Haftalık E-Bülten
Moda dünyasında neler oluyor? Yeni fikirler, öne çıkan koleksiyonlar, en vogue trendler, ünlülerden güzelllik sırları ve en popüler partilerden haberdar olmak için haftalık e-bültenimize kaydolun.
Dünyayı yeniden keşfetmedim. Kimsenin ayak basmadığı yerlere de gitmedim. Milano, Barselona falan. Lakin, her bakan göz başka bir şey görür ya, işte o anlatmaya değerdir. Unutmadan anlatmalı.
Milano’yla ilgili hislerim karışık. İtalya dediğimiz ülkeden aslında iki tane var. Boynunuza sarılıp; ‘Mamma Mia’ diyen cankuş, sevimli İtalyanlar, Güney’de. Sicilya’sı, Sardunya’sı, Napoli’si, Lecce’si. Kahkahalar atan, samimi İtalyan imajı oradan geliyor… Ama turistik bir gezinin ana oyuncuları Roma, Venedik, Milano, Floransa, Kuzey İtalya’nın hası. Ve hepsi, İtalya’nın sınır komşusu olan İsviçre’den farksız. Buralarda Akdeniz ülkesinde falan değilsiniz. Unutun. Lüks, hijyenik, sıkıcı, mesafeli ve dışa kapalı. Aynı İsviçre işte. Moda ve tasarım haftaları sayesinde aralarında yüzü dünyaya en dönük olan Milano bile böyle, fikrimce. İnsanları soğuk, asık suratlı, tembel, agresif. Kibirde, katil olup kodeste ömrümü çürütmek istemediğim için itinayla uzak durduğum Parizyenler’den pek farkları yok. Varsa yoksa İtalyan mutfağı. Varsa yoksa cappuccino. İçmeyeceğim ya. Gece gündüz hamur da yemeyeceğim. İçki yanında ikram ettiğiniz lezzetsiz Aperativo adlı yiyecek kültürünüzle de bir yere kadar ilgileniyorum. Ama yemezsen kızarlar. Beğenmezsen döverler. ‘Sen kimsin de koskoca İtalyan mutfağına burun kıvırırsın?’ Kıvırırım. (Bu arada şehrin içindeki tarihi termal spa Terme Milano’nun hakkını yemeyeyim. Açık ve kapalı havuzları, dinlenme odaları ve tüm su oyunları ile şehrin orta yerinde böyle bir deneyim yaşamak başkaydı.)

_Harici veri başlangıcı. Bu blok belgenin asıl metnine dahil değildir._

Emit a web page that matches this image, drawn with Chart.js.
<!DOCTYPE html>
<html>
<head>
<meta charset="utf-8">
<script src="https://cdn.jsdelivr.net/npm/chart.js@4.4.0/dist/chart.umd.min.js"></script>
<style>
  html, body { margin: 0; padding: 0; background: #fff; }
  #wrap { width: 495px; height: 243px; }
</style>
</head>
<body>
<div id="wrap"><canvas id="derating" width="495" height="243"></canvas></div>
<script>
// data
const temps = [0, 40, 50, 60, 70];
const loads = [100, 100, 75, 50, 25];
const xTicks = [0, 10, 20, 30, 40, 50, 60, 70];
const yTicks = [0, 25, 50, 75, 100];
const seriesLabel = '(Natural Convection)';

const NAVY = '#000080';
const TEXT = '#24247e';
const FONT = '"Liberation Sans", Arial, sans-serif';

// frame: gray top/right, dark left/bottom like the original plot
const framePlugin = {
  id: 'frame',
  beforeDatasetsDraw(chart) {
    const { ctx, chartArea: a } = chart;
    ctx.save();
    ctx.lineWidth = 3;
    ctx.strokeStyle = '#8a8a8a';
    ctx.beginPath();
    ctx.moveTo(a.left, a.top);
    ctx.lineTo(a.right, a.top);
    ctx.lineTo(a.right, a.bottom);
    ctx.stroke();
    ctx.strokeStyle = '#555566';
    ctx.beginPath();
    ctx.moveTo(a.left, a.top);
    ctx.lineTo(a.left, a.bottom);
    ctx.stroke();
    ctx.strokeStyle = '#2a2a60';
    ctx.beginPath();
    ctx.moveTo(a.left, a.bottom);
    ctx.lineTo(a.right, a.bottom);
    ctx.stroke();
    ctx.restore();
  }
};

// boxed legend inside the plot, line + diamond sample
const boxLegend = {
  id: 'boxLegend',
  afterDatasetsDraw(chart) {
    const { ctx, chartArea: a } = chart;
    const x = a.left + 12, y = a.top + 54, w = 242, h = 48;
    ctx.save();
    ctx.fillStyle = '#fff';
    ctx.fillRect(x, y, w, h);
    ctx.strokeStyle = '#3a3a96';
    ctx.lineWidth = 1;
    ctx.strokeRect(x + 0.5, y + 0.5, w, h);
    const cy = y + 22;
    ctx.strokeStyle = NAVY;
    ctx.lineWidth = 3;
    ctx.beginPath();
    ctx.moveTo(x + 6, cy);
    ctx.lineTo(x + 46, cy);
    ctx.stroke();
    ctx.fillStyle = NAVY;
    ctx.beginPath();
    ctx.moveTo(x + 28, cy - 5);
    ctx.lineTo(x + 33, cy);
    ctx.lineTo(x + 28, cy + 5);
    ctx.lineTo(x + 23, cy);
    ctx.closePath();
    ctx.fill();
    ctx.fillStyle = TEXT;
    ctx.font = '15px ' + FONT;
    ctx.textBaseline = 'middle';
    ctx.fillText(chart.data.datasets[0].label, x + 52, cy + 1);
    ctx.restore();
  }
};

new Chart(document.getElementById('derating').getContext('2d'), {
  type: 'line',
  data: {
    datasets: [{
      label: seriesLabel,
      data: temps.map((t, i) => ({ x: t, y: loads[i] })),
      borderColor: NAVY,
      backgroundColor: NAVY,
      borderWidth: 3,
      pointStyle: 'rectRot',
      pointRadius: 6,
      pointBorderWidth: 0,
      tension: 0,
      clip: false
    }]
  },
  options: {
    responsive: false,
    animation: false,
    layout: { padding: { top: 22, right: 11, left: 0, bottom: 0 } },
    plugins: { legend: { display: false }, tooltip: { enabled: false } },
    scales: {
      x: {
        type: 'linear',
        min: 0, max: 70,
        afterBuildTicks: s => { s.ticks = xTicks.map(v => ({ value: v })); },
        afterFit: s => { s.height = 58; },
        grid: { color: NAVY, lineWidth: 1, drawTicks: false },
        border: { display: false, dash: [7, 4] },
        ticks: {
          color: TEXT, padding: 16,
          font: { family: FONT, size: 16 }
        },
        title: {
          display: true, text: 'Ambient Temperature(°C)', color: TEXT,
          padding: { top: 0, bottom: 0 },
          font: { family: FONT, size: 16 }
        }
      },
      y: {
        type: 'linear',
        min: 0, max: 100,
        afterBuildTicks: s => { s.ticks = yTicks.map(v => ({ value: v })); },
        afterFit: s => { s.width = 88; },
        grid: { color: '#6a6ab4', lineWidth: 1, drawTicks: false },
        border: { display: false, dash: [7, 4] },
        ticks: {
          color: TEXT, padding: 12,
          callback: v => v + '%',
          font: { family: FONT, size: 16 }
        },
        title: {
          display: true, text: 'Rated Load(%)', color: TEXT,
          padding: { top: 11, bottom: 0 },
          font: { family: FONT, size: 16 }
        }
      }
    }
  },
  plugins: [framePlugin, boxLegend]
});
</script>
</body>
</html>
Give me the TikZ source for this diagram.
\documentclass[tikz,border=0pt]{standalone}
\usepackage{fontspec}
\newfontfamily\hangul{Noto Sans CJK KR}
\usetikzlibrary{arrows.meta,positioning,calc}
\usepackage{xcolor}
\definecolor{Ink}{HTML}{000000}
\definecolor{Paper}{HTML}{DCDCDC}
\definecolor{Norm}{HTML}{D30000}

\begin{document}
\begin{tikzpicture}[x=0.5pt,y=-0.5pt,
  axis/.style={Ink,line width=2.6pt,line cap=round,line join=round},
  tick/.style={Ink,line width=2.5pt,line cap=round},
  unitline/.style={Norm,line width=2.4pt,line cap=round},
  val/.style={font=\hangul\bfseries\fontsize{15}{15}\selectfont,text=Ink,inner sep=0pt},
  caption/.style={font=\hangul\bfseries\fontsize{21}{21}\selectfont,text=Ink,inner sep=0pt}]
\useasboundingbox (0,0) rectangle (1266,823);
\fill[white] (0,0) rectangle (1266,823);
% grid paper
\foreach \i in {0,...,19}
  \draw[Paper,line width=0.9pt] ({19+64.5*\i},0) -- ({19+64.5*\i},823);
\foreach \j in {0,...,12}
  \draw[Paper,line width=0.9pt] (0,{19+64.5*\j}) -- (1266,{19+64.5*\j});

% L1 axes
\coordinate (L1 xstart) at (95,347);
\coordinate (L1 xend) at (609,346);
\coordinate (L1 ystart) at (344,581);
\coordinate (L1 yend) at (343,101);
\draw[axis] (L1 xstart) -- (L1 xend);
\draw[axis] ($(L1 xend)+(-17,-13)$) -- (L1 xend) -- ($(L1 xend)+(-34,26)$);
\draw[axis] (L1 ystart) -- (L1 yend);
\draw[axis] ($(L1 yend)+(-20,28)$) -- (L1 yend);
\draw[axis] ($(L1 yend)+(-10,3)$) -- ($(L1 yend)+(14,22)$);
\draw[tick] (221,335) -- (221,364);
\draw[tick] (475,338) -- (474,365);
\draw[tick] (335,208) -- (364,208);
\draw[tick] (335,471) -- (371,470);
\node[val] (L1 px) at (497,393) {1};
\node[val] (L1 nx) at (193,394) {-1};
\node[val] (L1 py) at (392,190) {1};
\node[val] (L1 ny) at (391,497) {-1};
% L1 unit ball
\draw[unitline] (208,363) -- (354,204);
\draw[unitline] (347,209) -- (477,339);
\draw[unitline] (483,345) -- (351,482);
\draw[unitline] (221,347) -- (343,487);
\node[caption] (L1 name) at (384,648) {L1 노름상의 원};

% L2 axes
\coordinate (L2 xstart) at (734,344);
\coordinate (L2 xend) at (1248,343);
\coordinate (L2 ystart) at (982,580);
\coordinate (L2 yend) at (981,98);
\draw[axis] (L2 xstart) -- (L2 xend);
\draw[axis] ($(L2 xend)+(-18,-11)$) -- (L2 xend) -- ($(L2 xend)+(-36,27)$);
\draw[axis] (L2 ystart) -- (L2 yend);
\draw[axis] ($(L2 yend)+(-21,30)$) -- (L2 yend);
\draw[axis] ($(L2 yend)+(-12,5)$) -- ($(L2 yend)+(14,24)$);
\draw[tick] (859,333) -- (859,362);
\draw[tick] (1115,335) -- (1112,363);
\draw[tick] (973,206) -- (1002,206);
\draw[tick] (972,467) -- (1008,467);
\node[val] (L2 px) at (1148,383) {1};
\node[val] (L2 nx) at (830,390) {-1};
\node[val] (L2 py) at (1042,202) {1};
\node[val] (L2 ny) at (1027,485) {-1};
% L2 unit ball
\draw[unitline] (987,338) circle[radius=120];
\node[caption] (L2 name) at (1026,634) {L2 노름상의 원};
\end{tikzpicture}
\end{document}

Velhasıl, Milano’dan Akdeniz’in en güzel çocuğu Barselona’ya geçince -20 dereceden +40’a geçmiş gibi oldum. Hesap edin, kaç derece fark var? 60. Her gittiğimde daha çok seviyorum, sevdikçe de güzelleşiyor kerata. Daha ne kadar güzel, ne kadar şirin, ne kadar pozitif olmak var? Bir şehrin elinden daha fazlası gelir mi? Barselona bir erkeğe dönüşse ona derinden vurulurdum. Ömrümü alır, bine katlardı. Kadın olsaydı da en yakın arkadaşım olurdu, Dünya’nın etrafında saf saf dönen Ay gibi çemberinde döner dururdum. Turistik rehber/blog tadında ‘burada şunu, orada bunu yiyin, bilmem ne parkından sağa dönün orada dünyanın en iyi Sangria’sını bulacaksınız’ gibi toplara girmeyeceğim. Ama söyleyeceğim şu ki, daha pozitif bir yaşam mümkün. Malumun ilanı olacak ama burada insanlar mutlu, yaşam yavaş ama sıkıcı olanından değil, her şey var ama küstah olanından değil. Yılın en az altı ayı iş çıkışı Barcelonetta’dan başlayarak sıra sıra dizilen plajlara gidip, topuklu ayakkabıları fırlatarak denize koşmak mümkünse bir yerde, biralar şaraplar kokteyller makul fiyatlara satılıyorsa, herkes bisikleti ve köpeğiyle kendi rotasında yürüyorsa, barlar doluysa, insanlar hep dışarıda, hep meydanlarda yaşıyor; içkisini alan yere oturup kimseyi süzmeden kendi muhabbetine bakıyorsa… Kızlı erkekli teneffüse çıkılmasında bir sakınca yoksa, el alem adlı bilinmez kişilerin varlığı burada çok zayıfsa ve ‘başkalarına göre yaşama, kendine ona çeki düzen verme’ modeli Barselona’da çoktan iflas etmişse… Erkeğe dönüşse Barcelona, nasıl olur da aşık olmam? Kadın olsa, nasıl olur da çekiminden çıkarım? Amsterdam restoranlarında hayatta kalmak da bir meziyet…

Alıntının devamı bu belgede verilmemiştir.